Starting with the Low-Hanging Fruit
The best place to begin your automation journey is with document approval workflows. Think about how many times a day someone in your organization needs approval for something (expense reports, purchase orders, contract reviews, time-off requests, budget modifications, etc.). In most companies, these requests bounce around in email chains for days or weeks, with approvers cc’d on threads they can’t track and requesters wondering if their submission disappeared into a digital black hole.
Power Automate transforms this chaos into a clean, trackable process. An employee submits an expense report through a simple form, and the system automatically routes it to their manager. If it’s above a certain threshold, it goes to the finance director next. Each approver gets a notification, can review the request directly in Teams or Outlook, and approves or rejects with a single click. The requester sees exactly where their request stands at any moment. What used to take a week now takes hours, and nobody needs to chase anyone down for a signature.
Beyond Basic Approvals
Once you’ve automated your approval processes, you can start tackling more complex automation spanning multiple systems. Consider employee onboarding, which typically involves creating accounts across 10 systems, setting access permissions, provisioning equipment, assigning training modules, and scheduling orientation sessions. Without automation, this process requires coordination between HR, IT, facilities, and department managers, with plenty of opportunities for things to fall through the cracks.
With Power Automate orchestrating the entire workflow, a single form submission can trigger a cascade of actions across your whole Microsoft 365 environment. The system creates the new employee’s account in Azure Active Directory, configures their email in Exchange, provisions their SharePoint access based on their department and role, creates their Teams channels, and sends automated notifications to everyone who needs to prepare for their arrival.
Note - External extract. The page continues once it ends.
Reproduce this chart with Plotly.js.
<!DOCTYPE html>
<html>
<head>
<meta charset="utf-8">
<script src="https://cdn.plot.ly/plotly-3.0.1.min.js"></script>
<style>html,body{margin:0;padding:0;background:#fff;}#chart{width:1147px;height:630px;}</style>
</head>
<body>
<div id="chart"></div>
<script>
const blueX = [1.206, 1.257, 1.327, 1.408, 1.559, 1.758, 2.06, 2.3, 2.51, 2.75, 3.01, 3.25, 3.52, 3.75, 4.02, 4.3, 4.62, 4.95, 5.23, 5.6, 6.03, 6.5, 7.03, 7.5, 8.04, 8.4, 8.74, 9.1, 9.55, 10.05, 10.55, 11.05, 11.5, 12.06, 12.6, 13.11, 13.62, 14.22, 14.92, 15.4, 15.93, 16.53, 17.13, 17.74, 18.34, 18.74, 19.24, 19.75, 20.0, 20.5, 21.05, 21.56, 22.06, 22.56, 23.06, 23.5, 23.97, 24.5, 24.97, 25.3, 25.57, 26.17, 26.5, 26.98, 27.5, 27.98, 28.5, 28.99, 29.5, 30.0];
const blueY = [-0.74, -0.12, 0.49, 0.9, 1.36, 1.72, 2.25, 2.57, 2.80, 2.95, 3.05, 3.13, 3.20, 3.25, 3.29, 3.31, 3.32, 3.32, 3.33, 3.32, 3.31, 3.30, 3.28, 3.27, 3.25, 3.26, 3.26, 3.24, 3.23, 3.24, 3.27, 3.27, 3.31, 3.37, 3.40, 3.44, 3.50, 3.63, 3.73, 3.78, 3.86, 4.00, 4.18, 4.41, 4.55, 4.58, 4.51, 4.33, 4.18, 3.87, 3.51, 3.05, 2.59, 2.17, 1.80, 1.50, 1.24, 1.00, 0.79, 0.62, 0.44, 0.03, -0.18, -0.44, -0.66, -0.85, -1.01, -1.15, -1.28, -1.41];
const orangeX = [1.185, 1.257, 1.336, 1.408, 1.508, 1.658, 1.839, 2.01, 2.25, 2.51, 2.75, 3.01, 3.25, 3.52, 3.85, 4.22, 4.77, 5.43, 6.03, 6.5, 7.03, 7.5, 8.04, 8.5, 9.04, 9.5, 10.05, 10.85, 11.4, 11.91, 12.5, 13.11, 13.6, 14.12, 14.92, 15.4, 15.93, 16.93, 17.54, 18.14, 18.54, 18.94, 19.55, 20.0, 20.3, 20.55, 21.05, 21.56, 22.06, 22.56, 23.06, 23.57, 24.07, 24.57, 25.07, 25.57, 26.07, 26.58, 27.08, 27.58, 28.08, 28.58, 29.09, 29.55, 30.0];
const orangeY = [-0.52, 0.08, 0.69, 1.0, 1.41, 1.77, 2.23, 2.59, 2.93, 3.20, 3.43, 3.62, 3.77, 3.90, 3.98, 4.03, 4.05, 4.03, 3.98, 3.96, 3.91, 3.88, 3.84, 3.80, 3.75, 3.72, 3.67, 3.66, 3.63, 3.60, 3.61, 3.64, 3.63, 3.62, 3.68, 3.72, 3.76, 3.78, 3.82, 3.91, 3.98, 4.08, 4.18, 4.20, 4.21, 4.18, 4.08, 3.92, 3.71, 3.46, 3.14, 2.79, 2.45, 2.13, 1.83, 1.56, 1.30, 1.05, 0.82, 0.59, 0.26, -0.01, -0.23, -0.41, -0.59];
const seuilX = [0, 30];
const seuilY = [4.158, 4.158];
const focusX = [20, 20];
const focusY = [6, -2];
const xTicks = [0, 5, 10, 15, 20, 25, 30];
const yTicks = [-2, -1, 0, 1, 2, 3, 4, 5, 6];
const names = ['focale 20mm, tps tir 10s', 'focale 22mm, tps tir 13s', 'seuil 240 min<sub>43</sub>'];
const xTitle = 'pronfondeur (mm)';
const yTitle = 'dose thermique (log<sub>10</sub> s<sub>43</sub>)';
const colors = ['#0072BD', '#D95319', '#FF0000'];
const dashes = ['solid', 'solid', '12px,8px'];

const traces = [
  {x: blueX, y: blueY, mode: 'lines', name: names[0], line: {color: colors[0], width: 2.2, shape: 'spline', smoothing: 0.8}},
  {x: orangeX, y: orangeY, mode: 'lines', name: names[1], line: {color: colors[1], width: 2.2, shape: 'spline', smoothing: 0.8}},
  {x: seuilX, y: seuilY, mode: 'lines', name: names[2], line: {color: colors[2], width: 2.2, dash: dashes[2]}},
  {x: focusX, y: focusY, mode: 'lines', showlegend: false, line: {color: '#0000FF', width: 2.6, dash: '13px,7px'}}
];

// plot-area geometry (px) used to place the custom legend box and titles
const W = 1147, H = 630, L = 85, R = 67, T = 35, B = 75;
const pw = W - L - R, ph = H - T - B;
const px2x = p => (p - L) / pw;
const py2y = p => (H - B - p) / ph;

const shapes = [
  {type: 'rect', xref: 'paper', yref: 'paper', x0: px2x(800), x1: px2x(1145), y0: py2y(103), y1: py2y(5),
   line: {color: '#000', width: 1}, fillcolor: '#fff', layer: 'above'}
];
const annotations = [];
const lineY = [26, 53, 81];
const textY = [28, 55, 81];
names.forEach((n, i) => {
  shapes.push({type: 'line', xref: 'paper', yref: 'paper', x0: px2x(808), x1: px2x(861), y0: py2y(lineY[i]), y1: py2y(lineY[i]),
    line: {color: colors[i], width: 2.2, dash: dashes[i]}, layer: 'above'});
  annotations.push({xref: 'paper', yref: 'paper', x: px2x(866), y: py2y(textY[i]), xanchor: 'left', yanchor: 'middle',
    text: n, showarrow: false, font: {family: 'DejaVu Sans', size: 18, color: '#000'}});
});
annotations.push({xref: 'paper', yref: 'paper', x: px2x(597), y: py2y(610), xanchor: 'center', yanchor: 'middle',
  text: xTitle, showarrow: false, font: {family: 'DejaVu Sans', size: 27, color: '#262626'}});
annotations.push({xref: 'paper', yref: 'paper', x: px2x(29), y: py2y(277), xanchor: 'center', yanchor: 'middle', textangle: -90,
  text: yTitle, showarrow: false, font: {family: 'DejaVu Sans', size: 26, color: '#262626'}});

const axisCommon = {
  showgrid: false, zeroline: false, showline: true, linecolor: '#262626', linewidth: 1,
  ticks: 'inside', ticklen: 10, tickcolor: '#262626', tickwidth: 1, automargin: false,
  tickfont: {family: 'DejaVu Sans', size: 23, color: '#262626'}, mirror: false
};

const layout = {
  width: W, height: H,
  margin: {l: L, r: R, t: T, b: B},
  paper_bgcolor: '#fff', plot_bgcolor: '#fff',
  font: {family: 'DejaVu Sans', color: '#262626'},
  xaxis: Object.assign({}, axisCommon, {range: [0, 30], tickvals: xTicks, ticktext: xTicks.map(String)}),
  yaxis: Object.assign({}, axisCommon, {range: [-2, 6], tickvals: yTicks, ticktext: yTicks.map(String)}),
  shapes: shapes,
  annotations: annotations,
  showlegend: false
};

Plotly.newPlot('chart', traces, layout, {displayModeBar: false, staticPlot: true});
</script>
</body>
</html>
Your IT automation service becomes a seamless operation rather than a series of frantic last-minute scrambles.
Data Entry That Happens Automatically
One of the most potent applications of office automation involves eliminating manual data entry. Power Automate can extract information from emails, PDFs, and scanned documents, and then automatically populate your databases or other systems. That stack of vendor invoices that someone manually enters into your accounting system? Optical character recognition combined with intelligent automation can handle that, routing exceptions to humans only when something unusual needs attention.
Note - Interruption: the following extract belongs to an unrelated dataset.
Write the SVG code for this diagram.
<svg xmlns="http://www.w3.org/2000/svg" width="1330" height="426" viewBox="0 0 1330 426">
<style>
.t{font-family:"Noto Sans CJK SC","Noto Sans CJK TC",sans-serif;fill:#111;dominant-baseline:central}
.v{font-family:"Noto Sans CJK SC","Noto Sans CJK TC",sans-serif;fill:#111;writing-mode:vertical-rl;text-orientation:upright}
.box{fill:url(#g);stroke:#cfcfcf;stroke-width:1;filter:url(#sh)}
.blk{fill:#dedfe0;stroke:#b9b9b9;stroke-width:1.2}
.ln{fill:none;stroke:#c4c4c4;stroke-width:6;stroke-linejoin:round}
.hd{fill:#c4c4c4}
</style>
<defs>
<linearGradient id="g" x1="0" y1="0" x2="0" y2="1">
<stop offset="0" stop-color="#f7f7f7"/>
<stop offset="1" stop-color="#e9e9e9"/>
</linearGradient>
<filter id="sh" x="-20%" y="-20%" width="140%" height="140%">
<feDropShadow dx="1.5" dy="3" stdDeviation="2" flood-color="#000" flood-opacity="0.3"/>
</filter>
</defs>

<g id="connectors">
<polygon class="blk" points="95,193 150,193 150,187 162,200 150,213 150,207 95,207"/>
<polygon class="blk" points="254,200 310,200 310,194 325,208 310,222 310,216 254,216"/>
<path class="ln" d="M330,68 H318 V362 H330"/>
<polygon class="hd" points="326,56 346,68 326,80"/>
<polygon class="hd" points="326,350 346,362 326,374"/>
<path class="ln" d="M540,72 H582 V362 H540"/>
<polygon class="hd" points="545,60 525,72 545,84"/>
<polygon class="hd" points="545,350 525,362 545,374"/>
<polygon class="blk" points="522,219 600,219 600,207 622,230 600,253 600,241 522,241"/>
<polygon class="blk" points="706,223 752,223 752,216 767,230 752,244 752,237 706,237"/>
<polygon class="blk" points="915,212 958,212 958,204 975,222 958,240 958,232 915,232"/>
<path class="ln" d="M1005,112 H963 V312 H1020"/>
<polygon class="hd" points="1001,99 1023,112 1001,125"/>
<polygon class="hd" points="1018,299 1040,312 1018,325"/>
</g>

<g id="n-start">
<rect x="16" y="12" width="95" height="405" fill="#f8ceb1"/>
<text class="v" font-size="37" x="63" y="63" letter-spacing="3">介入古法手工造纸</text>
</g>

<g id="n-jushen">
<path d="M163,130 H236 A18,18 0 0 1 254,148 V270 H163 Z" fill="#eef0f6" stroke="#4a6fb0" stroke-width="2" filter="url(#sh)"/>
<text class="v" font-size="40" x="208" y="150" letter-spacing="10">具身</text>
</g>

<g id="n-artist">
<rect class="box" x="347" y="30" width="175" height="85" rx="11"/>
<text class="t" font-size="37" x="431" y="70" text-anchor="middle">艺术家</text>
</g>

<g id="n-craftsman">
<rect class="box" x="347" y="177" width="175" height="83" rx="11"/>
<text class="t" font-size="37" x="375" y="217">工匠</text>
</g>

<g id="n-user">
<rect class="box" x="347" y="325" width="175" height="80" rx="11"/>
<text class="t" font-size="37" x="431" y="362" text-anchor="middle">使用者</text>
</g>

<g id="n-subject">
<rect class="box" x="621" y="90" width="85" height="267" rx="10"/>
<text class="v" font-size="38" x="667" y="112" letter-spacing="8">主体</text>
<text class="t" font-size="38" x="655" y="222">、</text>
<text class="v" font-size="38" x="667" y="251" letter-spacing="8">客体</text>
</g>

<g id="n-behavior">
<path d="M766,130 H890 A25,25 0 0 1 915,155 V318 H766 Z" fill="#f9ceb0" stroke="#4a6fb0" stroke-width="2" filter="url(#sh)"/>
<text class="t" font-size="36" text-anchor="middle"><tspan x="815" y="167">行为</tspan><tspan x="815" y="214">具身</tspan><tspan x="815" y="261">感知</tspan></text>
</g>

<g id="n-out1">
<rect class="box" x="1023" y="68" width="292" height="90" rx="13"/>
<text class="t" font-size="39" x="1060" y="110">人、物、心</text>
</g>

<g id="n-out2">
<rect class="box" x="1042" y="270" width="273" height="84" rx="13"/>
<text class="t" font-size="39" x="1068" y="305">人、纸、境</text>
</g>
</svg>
The same principle applies to customer inquiries, support tickets, sales leads, or any other scenario where information arrives in one format and needs to move into your workflow systems software. The automation doesn’t just move the data – it can validate it, enrich it with additional information from other sources, and trigger appropriate follow-up actions based on business rules you define.
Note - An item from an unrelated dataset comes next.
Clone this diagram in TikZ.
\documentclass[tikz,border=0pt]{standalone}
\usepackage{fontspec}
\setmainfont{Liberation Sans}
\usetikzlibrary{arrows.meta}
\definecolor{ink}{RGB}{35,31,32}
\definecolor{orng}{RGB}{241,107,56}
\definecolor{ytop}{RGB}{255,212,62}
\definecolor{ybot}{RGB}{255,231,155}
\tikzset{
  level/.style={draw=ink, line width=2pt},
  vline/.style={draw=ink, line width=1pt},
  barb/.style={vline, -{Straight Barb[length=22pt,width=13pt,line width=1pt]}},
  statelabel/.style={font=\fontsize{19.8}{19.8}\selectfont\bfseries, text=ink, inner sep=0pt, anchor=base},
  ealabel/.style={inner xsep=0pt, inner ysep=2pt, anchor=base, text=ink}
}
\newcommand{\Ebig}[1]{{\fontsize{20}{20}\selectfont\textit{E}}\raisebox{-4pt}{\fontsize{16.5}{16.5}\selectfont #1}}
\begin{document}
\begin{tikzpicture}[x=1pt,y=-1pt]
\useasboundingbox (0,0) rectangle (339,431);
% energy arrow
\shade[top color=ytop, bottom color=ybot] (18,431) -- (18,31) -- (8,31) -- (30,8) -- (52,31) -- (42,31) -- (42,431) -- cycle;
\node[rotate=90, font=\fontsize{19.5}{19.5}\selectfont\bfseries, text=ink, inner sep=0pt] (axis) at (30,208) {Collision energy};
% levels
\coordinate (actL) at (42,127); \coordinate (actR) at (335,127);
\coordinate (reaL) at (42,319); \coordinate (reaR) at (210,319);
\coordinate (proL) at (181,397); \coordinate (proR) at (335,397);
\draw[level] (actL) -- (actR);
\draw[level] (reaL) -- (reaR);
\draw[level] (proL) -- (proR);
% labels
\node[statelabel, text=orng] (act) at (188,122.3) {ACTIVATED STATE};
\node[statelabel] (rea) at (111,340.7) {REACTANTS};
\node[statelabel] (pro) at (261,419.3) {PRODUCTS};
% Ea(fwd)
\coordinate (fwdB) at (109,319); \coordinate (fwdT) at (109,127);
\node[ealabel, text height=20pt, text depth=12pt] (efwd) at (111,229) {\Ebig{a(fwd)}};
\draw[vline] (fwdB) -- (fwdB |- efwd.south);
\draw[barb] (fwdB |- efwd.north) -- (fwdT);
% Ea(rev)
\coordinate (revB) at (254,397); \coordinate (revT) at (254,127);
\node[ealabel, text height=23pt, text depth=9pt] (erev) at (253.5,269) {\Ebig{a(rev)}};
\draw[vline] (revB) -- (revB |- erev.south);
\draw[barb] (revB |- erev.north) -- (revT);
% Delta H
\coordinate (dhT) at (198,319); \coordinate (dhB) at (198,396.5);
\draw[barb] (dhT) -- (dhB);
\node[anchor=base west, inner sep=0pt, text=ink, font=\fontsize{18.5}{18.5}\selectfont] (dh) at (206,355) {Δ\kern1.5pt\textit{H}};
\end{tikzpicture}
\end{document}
Making Automation Work for Real People
Here’s what separates successful automation initiatives from expensive failures: Involving the people who do the work in designing the solution. Your accounts payable team understands the nuances of invoice processing better than any consultant ever will. They know about the vendor who always forgets to include a purchase order number, the approval chain that changes for capital expenditures, and the month-end crunch that requires different handling.
When you build automation processes with these real-world scenarios in mind, you create systems that genuinely help rather than creating new frustrations. Start by mapping the current workflow, including all exceptions and workarounds. Then design automation that handles the standard cases smoothly while providing clear paths for the inevitable edge cases.
The Bigger Picture
What makes Microsoft 365 automation particularly powerful is how everything connects. Your automated approval workflows can trigger document generation in Word, update tracking dashboards in Power BI, send notifications through Teams, and create tasks in Planner. These aren’t isolated automation islands, they’re an integrated ecosystem where information flows naturally through your organization.
The transformation isn’t just about speed or cost savings, though those benefits are substantial. It’s about creating an environment where your people can focus on work that requires human judgment, creativity, and expertise. When your team isn’t drowning in repetitive tasks, they have the capacity to improve processes, serve customers better, and drive innovation.
Manual workflows in your organization represent opportunities for transformation. The tools are already part of your Microsoft 365 subscription, ready to be deployed. The only question is whether you’re ready to stop accepting “that’s how we’ve always done it” as an answer.